§ **Aim of the exercise**
The lines from the top of the material through the line with "from bokeh.resources import INLINE" are to be set down exactly. Leave the pictures out.

§ **Supplied information**
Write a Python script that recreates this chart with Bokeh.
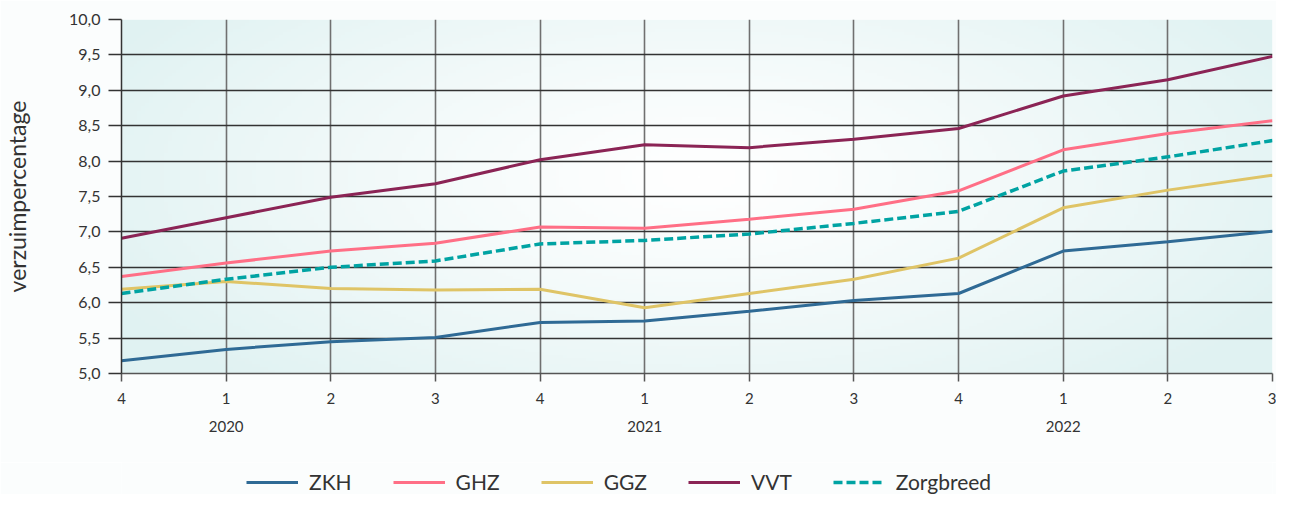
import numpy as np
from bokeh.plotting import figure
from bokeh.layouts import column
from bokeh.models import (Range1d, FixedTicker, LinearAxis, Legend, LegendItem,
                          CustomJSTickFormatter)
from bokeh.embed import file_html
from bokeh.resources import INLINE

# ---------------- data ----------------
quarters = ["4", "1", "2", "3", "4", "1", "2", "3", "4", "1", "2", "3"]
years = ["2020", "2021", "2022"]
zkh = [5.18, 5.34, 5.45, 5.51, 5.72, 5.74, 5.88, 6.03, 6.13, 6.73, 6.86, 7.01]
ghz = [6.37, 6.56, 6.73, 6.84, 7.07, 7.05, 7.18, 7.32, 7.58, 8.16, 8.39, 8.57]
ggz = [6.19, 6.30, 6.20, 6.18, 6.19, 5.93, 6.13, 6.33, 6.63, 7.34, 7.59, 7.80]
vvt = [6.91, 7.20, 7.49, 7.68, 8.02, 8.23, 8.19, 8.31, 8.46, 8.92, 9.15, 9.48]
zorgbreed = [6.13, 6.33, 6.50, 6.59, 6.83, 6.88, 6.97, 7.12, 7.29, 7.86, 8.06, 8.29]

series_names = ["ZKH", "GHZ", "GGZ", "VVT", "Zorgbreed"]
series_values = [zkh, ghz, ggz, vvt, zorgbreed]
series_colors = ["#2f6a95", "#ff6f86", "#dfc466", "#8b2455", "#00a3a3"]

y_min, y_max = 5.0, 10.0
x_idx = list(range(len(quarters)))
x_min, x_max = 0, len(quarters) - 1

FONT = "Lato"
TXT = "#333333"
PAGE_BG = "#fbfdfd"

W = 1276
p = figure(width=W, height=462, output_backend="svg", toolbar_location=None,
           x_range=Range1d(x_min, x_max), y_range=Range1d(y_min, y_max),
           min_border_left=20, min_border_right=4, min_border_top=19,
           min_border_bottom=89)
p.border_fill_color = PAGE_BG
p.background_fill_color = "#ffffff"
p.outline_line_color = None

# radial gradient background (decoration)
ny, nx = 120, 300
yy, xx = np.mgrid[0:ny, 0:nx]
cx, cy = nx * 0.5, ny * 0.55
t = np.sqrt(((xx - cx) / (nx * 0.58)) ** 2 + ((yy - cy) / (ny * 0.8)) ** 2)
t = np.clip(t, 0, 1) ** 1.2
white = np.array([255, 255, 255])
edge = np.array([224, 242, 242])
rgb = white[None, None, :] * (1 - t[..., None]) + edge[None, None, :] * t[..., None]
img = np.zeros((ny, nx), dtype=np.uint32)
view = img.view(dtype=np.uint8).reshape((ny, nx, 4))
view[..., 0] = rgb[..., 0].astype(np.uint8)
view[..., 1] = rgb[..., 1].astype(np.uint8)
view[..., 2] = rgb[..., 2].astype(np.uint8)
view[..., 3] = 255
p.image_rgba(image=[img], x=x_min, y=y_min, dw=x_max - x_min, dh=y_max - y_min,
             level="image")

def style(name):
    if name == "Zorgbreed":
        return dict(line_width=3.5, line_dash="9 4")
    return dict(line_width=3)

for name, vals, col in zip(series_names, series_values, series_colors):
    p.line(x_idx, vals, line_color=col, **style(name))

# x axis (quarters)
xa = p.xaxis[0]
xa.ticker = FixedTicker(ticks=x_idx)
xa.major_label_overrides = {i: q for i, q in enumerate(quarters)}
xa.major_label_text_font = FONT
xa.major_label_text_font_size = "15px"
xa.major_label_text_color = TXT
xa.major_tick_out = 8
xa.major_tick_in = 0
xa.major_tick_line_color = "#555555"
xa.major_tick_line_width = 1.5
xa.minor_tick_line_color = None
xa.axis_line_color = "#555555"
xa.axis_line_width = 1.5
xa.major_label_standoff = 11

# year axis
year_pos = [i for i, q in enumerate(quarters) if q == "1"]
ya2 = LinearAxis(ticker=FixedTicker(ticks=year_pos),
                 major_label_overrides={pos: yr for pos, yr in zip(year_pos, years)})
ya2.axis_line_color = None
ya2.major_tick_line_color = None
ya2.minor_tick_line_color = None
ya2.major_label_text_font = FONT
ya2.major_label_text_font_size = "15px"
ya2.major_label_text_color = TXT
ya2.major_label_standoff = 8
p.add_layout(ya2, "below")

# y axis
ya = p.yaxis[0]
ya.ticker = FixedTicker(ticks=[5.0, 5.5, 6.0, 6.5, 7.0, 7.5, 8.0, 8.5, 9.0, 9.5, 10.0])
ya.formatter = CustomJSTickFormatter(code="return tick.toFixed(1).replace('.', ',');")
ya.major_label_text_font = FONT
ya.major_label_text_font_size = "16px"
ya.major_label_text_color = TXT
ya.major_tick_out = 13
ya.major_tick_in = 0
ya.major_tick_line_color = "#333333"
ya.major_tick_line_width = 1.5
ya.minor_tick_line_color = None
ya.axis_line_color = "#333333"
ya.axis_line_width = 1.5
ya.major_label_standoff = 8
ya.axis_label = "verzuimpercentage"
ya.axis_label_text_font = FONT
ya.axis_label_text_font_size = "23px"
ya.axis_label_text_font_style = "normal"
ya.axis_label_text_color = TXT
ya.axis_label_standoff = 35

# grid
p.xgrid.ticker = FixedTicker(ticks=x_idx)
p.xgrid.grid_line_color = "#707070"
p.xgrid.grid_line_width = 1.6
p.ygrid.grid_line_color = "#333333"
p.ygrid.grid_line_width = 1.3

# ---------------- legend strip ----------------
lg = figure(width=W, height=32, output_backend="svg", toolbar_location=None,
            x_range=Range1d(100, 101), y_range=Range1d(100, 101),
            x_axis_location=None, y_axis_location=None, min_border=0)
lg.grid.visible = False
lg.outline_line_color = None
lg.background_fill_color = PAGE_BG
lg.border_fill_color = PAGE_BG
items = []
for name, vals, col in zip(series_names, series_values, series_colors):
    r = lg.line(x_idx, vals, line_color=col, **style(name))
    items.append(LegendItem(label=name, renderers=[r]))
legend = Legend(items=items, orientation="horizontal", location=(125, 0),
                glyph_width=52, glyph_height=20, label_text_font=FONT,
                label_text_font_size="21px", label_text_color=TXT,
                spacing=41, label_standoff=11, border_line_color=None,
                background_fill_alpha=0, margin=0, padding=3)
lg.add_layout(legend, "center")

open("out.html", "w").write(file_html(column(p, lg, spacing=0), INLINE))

§ **Right answer**
Write a Python script that recreates this chart with Bokeh.
import numpy as np
from bokeh.plotting import figure
from bokeh.layouts import column
from bokeh.models import (Range1d, FixedTicker, LinearAxis, Legend, LegendItem,
                          CustomJSTickFormatter)
from bokeh.embed import file_html
from bokeh.resources import INLINE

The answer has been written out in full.